**What you should do**
Type out the complete listing below word for word, without its pictures.

**Data extract**

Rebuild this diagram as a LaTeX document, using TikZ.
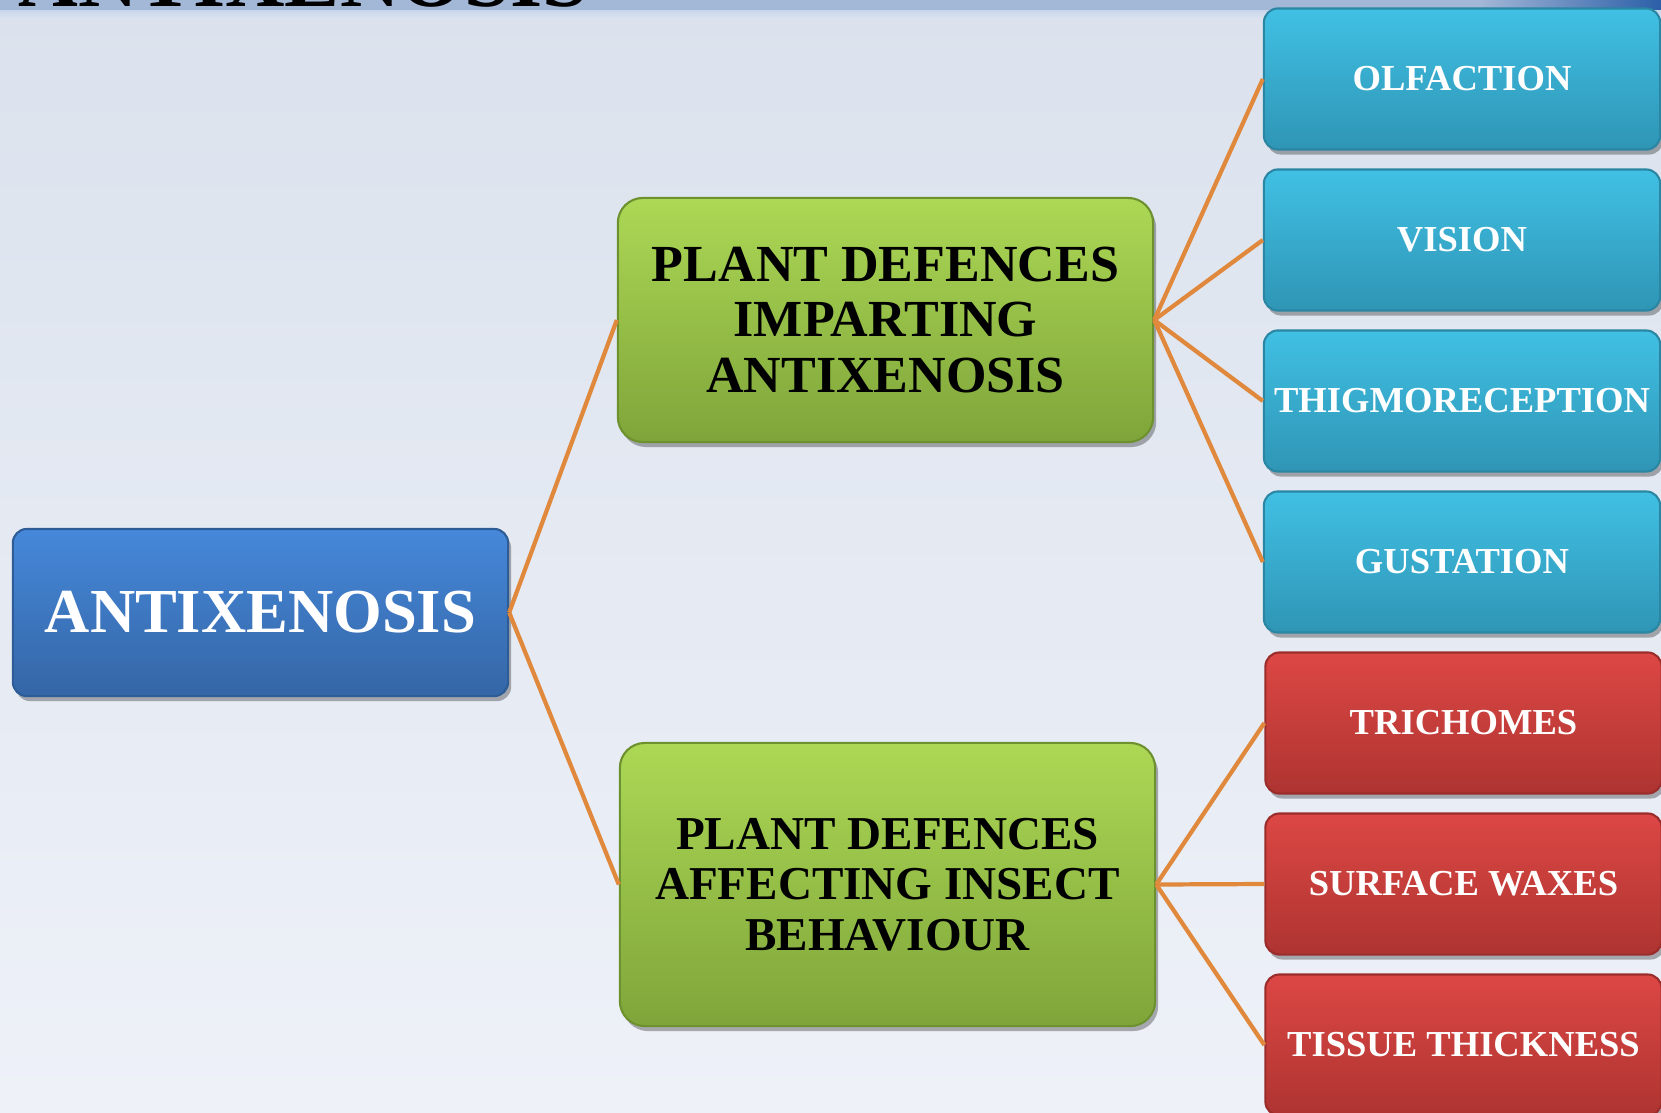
\documentclass[tikz,border=0pt]{standalone}
\usepackage{fontspec}
\setmainfont{Liberation Serif}
\usetikzlibrary{shadows}
\definecolor{bgT}{HTML}{DBE2ED}
\definecolor{bgB}{HTML}{EEF1F8}
\definecolor{bandD}{HTML}{A3B7D7}
\definecolor{bandL}{HTML}{C8D6EC}
\definecolor{cornerB}{HTML}{2C5FA8}
\definecolor{blueT}{HTML}{4688DA}
\definecolor{blueB}{HTML}{3466A6}
\definecolor{blueD}{HTML}{2E5C96}
\definecolor{greenT}{HTML}{ACD855}
\definecolor{greenB}{HTML}{7FA53A}
\definecolor{greenD}{HTML}{6E9130}
\definecolor{cyanT}{HTML}{40C0E4}
\definecolor{cyanB}{HTML}{2F95B5}
\definecolor{cyanD}{HTML}{2A86A3}
\definecolor{redT}{HTML}{DC4744}
\definecolor{redB}{HTML}{AE3431}
\definecolor{redD}{HTML}{9A2D2B}
\definecolor{orangeL}{HTML}{E0883C}
\begin{document}
\begin{tikzpicture}[x=0.01cm,y=-0.01cm,
  box/.style={rectangle, rounded corners=0.14cm, inner sep=0pt, align=center,
    line width=0.6pt,
    drop shadow={shadow xshift=0.03cm, shadow yshift=-0.05cm, opacity=0.3, fill=black}},
  antixbox/.style={box, top color=blueT, bottom color=blueB, draw=blueD, text=white,
    minimum width=4.95cm, minimum height=1.67cm, font=\bfseries\fontsize{17.8}{20}\selectfont},
  greenbox/.style={box, rounded corners=0.25cm, top color=greenT, bottom color=greenB,
    draw=greenD, text=black, minimum width=5.35cm},
  leafbox/.style={box, text=white, minimum width=3.96cm, minimum height=1.41cm,
    font=\bfseries\fontsize{10.4}{12}\selectfont},
  cyanbox/.style={leafbox, top color=cyanT, bottom color=cyanB, draw=cyanD},
  redbox/.style={leafbox, top color=redT, bottom color=redB, draw=redD},
  link/.style={draw=orangeL, line width=1.2pt}]
\useasboundingbox (0,0) rectangle (1661,1112);
% background
\shade[top color=bgT, bottom color=bgB] (0,0) rectangle (1661,1112);
\fill[bandD] (0,0) rectangle (1661,10);
\shade[top color=bandL, bottom color=bgT] (0,10) rectangle (1661,18);
\shade[left color=bandD, right color=cornerB] (1480,0) rectangle (1661,9);
% cut-off title
\node[anchor=base west, inner sep=0pt, font=\bfseries\fontsize{23.5}{26}\selectfont, text=black]
  (title) at (18,6) {ANTIXENOSIS};
% nodes
\node[antixbox] (root) at (260.5,612.5) {ANTIXENOSIS};
\node[greenbox, minimum height=2.44cm, font=\bfseries\fontsize{14.8}{15.8}\selectfont]
  (g1) at (885.5,320) {PLANT DEFENCES\\IMPARTING\\ANTIXENOSIS};
\node[greenbox, minimum height=2.83cm, font=\bfseries\fontsize{13.4}{14.3}\selectfont]
  (g2) at (887.5,884.5) {PLANT DEFENCES\\AFFECTING INSECT\\BEHAVIOUR};
\node[cyanbox] (c1) at (1462,79) {OLFACTION};
\node[cyanbox] (c2) at (1462,240) {VISION};
\node[cyanbox] (c3) at (1462,401) {THIGMORECEPTION};
\node[cyanbox] (c4) at (1462,562) {GUSTATION};
\node[redbox] (r1) at (1463.5,723) {TRICHOMES};
\node[redbox] (r2) at (1463.5,884) {SURFACE WAXES};
\node[redbox] (r3) at (1463.5,1045) {TISSUE THICKNESS};
% connectors
\draw[link] (root.east) -- (g1.west);
\draw[link] (root.east) -- (g2.west);
\foreach \c in {c1,c2,c3,c4} \draw[link] (g1.east) -- (\c.west);
\foreach \r in {r1,r2,r3} \draw[link] (g2.east) -- (\r.west);
\end{tikzpicture}
\end{document}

**Output for this exercise**
Rebuild this diagram as a LaTeX document, using TikZ.
\documentclass[tikz,border=0pt]{standalone}
\usepackage{fontspec}
\setmainfont{Liberation Serif}
\usetikzlibrary{shadows}
\definecolor{bgT}{HTML}{DBE2ED}
\definecolor{bgB}{HTML}{EEF1F8}
\definecolor{bandD}{HTML}{A3B7D7}
\definecolor{bandL}{HTML}{C8D6EC}
\definecolor{cornerB}{HTML}{2C5FA8}
\definecolor{blueT}{HTML}{4688DA}
\definecolor{blueB}{HTML}{3466A6}
\definecolor{blueD}{HTML}{2E5C96}
\definecolor{greenT}{HTML}{ACD855}
\definecolor{greenB}{HTML}{7FA53A}
\definecolor{greenD}{HTML}{6E9130}
\definecolor{cyanT}{HTML}{40C0E4}
\definecolor{cyanB}{HTML}{2F95B5}
\definecolor{cyanD}{HTML}{2A86A3}
\definecolor{redT}{HTML}{DC4744}
\definecolor{redB}{HTML}{AE3431}
\definecolor{redD}{HTML}{9A2D2B}
\definecolor{orangeL}{HTML}{E0883C}
\begin{document}
\begin{tikzpicture}[x=0.01cm,y=-0.01cm,
  box/.style={rectangle, rounded corners=0.14cm, inner sep=0pt, align=center,
    line width=0.6pt,
    drop shadow={shadow xshift=0.03cm, shadow yshift=-0.05cm, opacity=0.3, fill=black}},
  antixbox/.style={box, top color=blueT, bottom color=blueB, draw=blueD, text=white,
    minimum width=4.95cm, minimum height=1.67cm, font=\bfseries\fontsize{17.8}{20}\selectfont},
  greenbox/.style={box, rounded corners=0.25cm, top color=greenT, bottom color=greenB,
    draw=greenD, text=black, minimum width=5.35cm},
  leafbox/.style={box, text=white, minimum width=3.96cm, minimum height=1.41cm,
    font=\bfseries\fontsize{10.4}{12}\selectfont},
  cyanbox/.style={leafbox, top color=cyanT, bottom color=cyanB, draw=cyanD},
  redbox/.style={leafbox, top color=redT, bottom color=redB, draw=redD},
  link/.style={draw=orangeL, line width=1.2pt}]
\useasboundingbox (0,0) rectangle (1661,1112);
% background
\shade[top color=bgT, bottom color=bgB] (0,0) rectangle (1661,1112);
\fill[bandD] (0,0) rectangle (1661,10);
\shade[top color=bandL, bottom color=bgT] (0,10) rectangle (1661,18);
\shade[left color=bandD, right color=cornerB] (1480,0) rectangle (1661,9);
% cut-off title
\node[anchor=base west, inner sep=0pt, font=\bfseries\fontsize{23.5}{26}\selectfont, text=black]
  (title) at (18,6) {ANTIXENOSIS};
% nodes
\node[antixbox] (root) at (260.5,612.5) {ANTIXENOSIS};
\node[greenbox, minimum height=2.44cm, font=\bfseries\fontsize{14.8}{15.8}\selectfont]
  (g1) at (885.5,320) {PLANT DEFENCES\\IMPARTING\\ANTIXENOSIS};
\node[greenbox, minimum height=2.83cm, font=\bfseries\fontsize{13.4}{14.3}\selectfont]
  (g2) at (887.5,884.5) {PLANT DEFENCES\\AFFECTING INSECT\\BEHAVIOUR};
\node[cyanbox] (c1) at (1462,79) {OLFACTION};
\node[cyanbox] (c2) at (1462,240) {VISION};
\node[cyanbox] (c3) at (1462,401) {THIGMORECEPTION};
\node[cyanbox] (c4) at (1462,562) {GUSTATION};
\node[redbox] (r1) at (1463.5,723) {TRICHOMES};
\node[redbox] (r2) at (1463.5,884) {SURFACE WAXES};
\node[redbox] (r3) at (1463.5,1045) {TISSUE THICKNESS};
% connectors
\draw[link] (root.east) -- (g1.west);
\draw[link] (root.east) -- (g2.west);
\foreach \c in {c1,c2,c3,c4} \draw[link] (g1.east) -- (\c.west);
\foreach \r in {r1,r2,r3} \draw[link] (g2.east) -- (\r.west);
\end{tikzpicture}
\end{document}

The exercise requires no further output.